#### Problem to solve:
Take the lines of the data below from the very first through the line containing "from matplotlib.lines import Line2D" and output them exactly, pictures excluded.

#### Information supplied:
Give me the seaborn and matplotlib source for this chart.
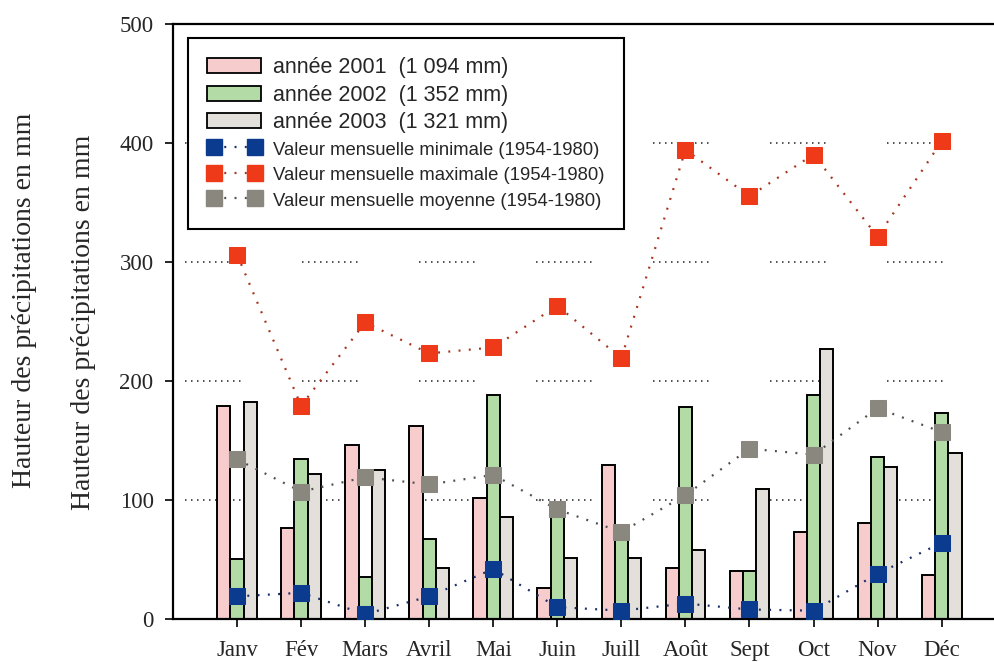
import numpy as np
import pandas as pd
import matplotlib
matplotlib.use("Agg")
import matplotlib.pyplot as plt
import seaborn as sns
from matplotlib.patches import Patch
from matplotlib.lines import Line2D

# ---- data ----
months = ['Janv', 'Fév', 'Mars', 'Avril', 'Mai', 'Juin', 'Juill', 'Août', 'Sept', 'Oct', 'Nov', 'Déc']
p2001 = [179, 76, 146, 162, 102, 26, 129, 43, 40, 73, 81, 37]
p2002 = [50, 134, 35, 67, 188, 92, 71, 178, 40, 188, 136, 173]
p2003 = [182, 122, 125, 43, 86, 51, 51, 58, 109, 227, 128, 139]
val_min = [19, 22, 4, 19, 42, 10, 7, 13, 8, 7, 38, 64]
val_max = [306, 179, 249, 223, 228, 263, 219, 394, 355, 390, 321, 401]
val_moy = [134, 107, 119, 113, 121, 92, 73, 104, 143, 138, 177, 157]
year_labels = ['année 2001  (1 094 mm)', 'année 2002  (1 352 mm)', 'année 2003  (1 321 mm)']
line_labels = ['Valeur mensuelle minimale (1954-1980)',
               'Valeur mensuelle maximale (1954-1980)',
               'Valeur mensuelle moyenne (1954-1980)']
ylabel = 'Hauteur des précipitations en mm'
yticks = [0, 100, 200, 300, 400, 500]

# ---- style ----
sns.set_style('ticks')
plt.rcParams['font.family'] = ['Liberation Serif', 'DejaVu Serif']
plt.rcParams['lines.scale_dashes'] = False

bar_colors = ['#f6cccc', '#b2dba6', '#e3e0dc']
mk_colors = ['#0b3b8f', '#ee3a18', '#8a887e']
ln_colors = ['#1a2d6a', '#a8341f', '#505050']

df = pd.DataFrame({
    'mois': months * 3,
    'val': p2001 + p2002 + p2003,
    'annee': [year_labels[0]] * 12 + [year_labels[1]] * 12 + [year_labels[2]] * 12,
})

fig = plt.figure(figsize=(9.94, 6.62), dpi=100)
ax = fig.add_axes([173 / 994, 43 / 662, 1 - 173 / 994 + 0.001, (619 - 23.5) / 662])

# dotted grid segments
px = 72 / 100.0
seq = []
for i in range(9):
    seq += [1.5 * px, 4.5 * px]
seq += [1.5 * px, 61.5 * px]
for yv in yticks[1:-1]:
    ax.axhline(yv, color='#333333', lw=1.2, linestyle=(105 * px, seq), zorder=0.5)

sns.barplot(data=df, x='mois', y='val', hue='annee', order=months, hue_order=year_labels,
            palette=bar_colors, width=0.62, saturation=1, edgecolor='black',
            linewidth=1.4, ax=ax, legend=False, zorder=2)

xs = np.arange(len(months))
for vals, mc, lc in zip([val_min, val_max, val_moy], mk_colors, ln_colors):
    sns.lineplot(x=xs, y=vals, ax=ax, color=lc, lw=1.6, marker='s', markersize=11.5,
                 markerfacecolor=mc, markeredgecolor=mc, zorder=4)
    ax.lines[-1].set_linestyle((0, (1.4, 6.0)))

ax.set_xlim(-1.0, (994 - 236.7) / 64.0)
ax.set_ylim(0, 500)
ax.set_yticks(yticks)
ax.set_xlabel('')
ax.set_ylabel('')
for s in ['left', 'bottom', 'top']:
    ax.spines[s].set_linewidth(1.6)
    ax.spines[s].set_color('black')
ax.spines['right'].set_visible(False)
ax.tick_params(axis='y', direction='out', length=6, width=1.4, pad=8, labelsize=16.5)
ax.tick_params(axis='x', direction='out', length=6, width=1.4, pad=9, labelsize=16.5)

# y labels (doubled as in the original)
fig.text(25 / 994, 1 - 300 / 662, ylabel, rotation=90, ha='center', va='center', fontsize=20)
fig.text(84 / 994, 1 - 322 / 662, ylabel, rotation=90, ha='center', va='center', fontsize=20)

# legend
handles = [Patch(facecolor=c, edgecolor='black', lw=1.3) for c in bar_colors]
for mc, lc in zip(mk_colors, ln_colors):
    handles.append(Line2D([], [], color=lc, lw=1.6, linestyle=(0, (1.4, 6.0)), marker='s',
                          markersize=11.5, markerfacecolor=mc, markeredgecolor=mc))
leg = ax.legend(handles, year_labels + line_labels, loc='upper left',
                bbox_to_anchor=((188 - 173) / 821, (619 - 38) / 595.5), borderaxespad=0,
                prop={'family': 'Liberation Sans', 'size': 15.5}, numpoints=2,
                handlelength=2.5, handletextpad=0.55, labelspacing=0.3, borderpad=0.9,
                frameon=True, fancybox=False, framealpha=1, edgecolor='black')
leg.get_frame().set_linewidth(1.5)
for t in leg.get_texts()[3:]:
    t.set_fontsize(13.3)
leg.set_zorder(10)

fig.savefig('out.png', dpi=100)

#### Answer in full:
Give me the seaborn and matplotlib source for this chart.
import numpy as np
import pandas as pd
import matplotlib
matplotlib.use("Agg")
import matplotlib.pyplot as plt
import seaborn as sns
from matplotlib.patches import Patch
from matplotlib.lines import Line2D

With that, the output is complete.